À noter : le bonheur des uns fait le malheur des autres, dans la rue de la Loi.
- Alors que la Vivaldi se livre maintenant à une danse de la victoire autour de son accord, au niveau flamand, c’est toujours la misère absolue. Il est difficile de ne pas voir le contraste entre les deux niveaux de pouvoir : soudainement, l’image que la N-VA a véhiculée pendant des mois est complètement inversée.
- Car pour Jambon I, c’est encore un blocage complet qui se profile à l’horizon. Au sommet du cd&v, « les partisans ne donnent que des signaux positifs », et les groupes sont tout à fait d’accord avec la stratégie. Il n’est pas question de désarmement : ils maintiennent la position intransigeante, « pour les jeunes agriculteurs ».
- Mais les ténors du camp de la N-VA affichent la même fermeté. « La proposition est ce qu’elle est, nous sommes allés très loin ». Et aussi : « Si l’on veut forcer un arrêt complet de la coalition, c’est vraiment la voie à suivre. Le cd&v devrait alors l’expliquer. »
- Dans le même temps, le ministre flamand de l’Agriculture Jo Brouns (cd&v) mène des campagnes payantes sur Facebook pour gagner des adeptes, en adoptant une position stricte sur l’azote. Il n’est pas question de désescalade. De Standaard a immédiatement titré « la bravade de Brouns » à propos des publicités en ligne : un titre positif qui a suscité des commentaires cinglants de la part de ses collègues du gouvernement flamand. « La question suivante a été posée : Depuis quand peut-on faire l’éloge des campagnes Facebook alors qu’il faut conclure des accords ? »
- Il semble donc qu’un accord ne puisse être trouvé que par miracle, avant demain, date du nouveau conseil des ministres dirigé par le ministre-président Jan Jambon (N-VA).
- « Encore un délai. Pourquoi Jambon continue-t-il à s’infliger cela, alors que ce n’est pas du tout nécessaire », s’interroge-t-on dans les rangs de cd&v.

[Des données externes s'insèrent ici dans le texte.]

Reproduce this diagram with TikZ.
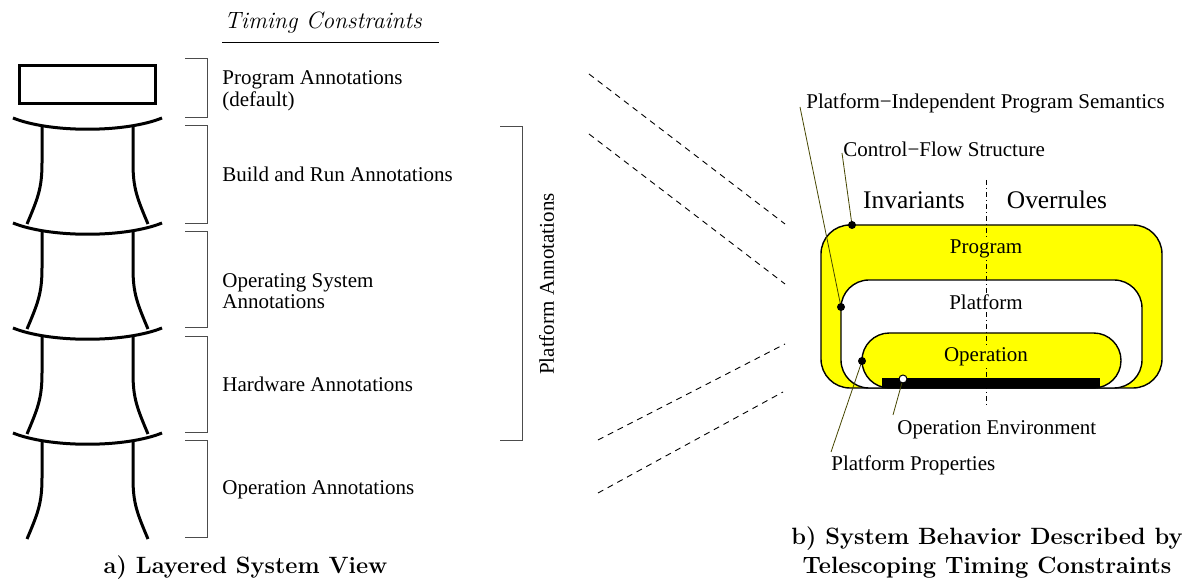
\documentclass[tikz,border=0pt]{standalone}
\usepackage{fontspec}
\newfontfamily\tms{Liberation Serif}
\definecolor{ylw}{RGB}{255,255,0}
\definecolor{leader}{RGB}{70,70,0}
\begin{document}
\begin{tikzpicture}[x=0.5pt,y=-0.5pt,
  lbl/.style={font=\tms\fontsize{10.5}{10.8}\selectfont, inner sep=0pt, align=left},
  cmcap/.style={font=\fontsize{11.8}{14.5}\selectfont\bfseries, inner sep=0pt, align=center},
  layer/.style={line width=1.5pt},
  brk/.style={draw=black!70, line width=0.5pt},
  dline/.style={line width=0.45pt, dash pattern=on 3pt off 2.5pt},
  shp/.style={draw=black, line width=0.7pt},
  lead/.style={draw=leader, line width=0.4pt},
  bdot/.style={fill=black},
  wdot/.style={fill=white, draw=black, line width=0.5pt},
  inlbl/.style={font=\tms\fontsize{10.5}{12}\selectfont, inner sep=1pt},
  big/.style={font=\tms\fontsize{12.7}{14}\selectfont, inner sep=0pt}
]
\useasboundingbox (0,0) rectangle (1185,581);

% ---- left: layered system view ----
\node[font=\fontsize{11.8}{13}\selectfont\itshape, inner sep=0pt, anchor=west] (tc) at (224,23) {Timing Constraints};
\draw[line width=0.5pt] (222,43) -- (439,43);

\draw[layer] (19,66) rectangle (155,104);
\foreach \t in {118,223,328,433}{
  \draw[layer] (13,\t) .. controls (50,\t+15) and (125,\t+15) .. (162,\t);
  \draw[layer] (42,\t+8) -- (42,\t+45) .. controls (42,\t+70) and (38,\t+80) .. (27,\t+106);
  \draw[layer] (133,\t+8) -- (133,\t+45) .. controls (133,\t+70) and (137,\t+80) .. (148,\t+106);
}

\draw[brk] (185,59) -- (207,59) -- (207,118) -- (185,118);
\draw[brk] (185,126) -- (207,126) -- (207,224) -- (185,224);
\draw[brk] (185,232) -- (207,232) -- (207,328) -- (185,328);
\draw[brk] (185,337) -- (207,337) -- (207,433) -- (185,433);
\draw[brk] (185,441) -- (207,441) -- (207,538) -- (185,538);

\node[lbl, anchor=west] (pa) at (222,90.5) {Program Annotations\\(default)};
\node[lbl, anchor=west] (ba) at (222,174.5) {Build and Run Annotations};
\node[lbl, anchor=west] (oa) at (222,291) {Operating System\\Annotations};
\node[lbl, anchor=west] (ha) at (222,384.5) {Hardware Annotations};
\node[lbl, anchor=west] (opa) at (222,489.5) {Operation Annotations};

\node[cmcap] (capa) at (245.5,568) {a) Layered System View};

% ---- big bracket ----
\draw[brk] (500,127) -- (522,127) -- (522,441) -- (500,441);
\node[lbl, rotate=90] (plat) at (546.5,284) {Platform Annotations};

% ---- dashed lines ----
\coordinate (d1a) at (589,74);  \coordinate (d1b) at (785,224);
\coordinate (d2a) at (589,134); \coordinate (d2b) at (785,284);
\coordinate (d3a) at (598,440); \coordinate (d3b) at (785,344);
\coordinate (d4a) at (598,493); \coordinate (d4b) at (783,392);
\draw[dline] (d1a) -- (d1b);
\draw[dline] (d2a) -- (d2b);
\draw[dline] (d3a) -- (d3b);
\draw[dline] (d4a) -- (d4b);

% ---- right: telescoping shapes ----
\draw[shp, fill=ylw, rounded corners=14.5pt] (821,225) rectangle (1162,388);
\draw[shp, fill=white, rounded corners=14pt] (841,280) rectangle (1142,388);
\draw[shp, fill=ylw, rounded corners=13.7pt] (862,333) rectangle (1121,388);
\fill[black] (882,378) rectangle (1100,388);

\draw[line width=0.4pt, dash pattern=on 2.5pt off 1.5pt on 0.5pt off 1.5pt] (986,180) -- (986,405);

\node[big] (inv) at (914,200) {Invariants};
\node[big] (ovr) at (1057,200) {Overrules};
\node[inlbl, fill=ylw] (prog) at (986,248.5) {Program};
\node[inlbl, fill=white] (platf) at (986,302.5) {Platform};
\node[inlbl, fill=ylw] (oper) at (986,356.5) {Operation};

% ---- leaders ----
\node[lbl, anchor=west] (pips) at (806,103.5) {Platform−Independent Program Semantics};
\node[lbl, anchor=west] (cfs) at (843,149.5) {Control−Flow Structure};
\node[lbl, anchor=west] (pp) at (831,465) {Platform Properties};
\node[lbl, anchor=west] (oe) at (897,429.5) {Operation Environment};

\coordinate (l1) at (800,107); \coordinate (p1) at (841,307);
\coordinate (l2) at (842,153); \coordinate (p2) at (852,225);
\coordinate (l3) at (831,452); \coordinate (p3) at (862,361);
\coordinate (l4) at (893,415); \coordinate (p4) at (903,379);
\draw[lead] (l1) -- (p1);
\draw[lead] (l2) -- (p2);
\draw[lead] (l3) -- (p3);
\draw[lead] (l4) -- (p4);
\fill[bdot] (p1) circle (2pt);
\fill[bdot] (p2) circle (2pt);
\fill[bdot] (p3) circle (2pt);
\draw[wdot] (p4) circle (2pt);

\node[cmcap] (capb) at (987,552.5) {b) System Behavior Described by\\Telescoping Timing Constraints};
\end{tikzpicture}
\end{document}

- A la N-VA, la ministre de l’Environnement, Zuhal Demir (N-VA), qui a jusqu’à présent brillé par son absence de commentaires, semble lier un certain nombre de dossiers importants à l’azote. Il s’agit notamment du plan d’action sur le fumier, sur lequel les organisations agricoles Boerenbond et ABS se sont mises d’accord avec les organisations environnementales cette semaine. Ce faisant, Demir a confirmé qu’elle conditionnait d’un tel plan d’action sur le fumier au plan sur l’azote. En tout état de cause, sans accord sur l’azote, les agriculteurs risquent certainement un gel complet des autorisations. Les dégâts pourraient alors s’aggraver.
- « L’un est lié à l’autre, cela va de soi », a-t-elle déclaré hier au Parlement flamand. Brouns et le Boerenbond ont immédiatement réagi de manière dédaigneuse : ils voient les choses différemment, ce qui n’est pas surprenant.
- Ce matin, la Commission européenne a donné son feu vert à un programme de rachat que Demir avait déjà élaboré pour les éleveurs de porcs. Ce programme devrait permettre de réaliser « une réduction globale de la population porcine et une réduction des émissions d’ammoniac d’ici à 2030 ». La décision européenne contribue donc au débat sur l’azote, selon Demir.
- Reste à savoir ce que fera le gouvernement flamand demain s’il n’y a pas de consensus autour des textes sur l’azote que Demir souhaite mettre en place. Mardi, Jambon a rappelé que le gouvernement flamand « ne peut décider qu’à trois ».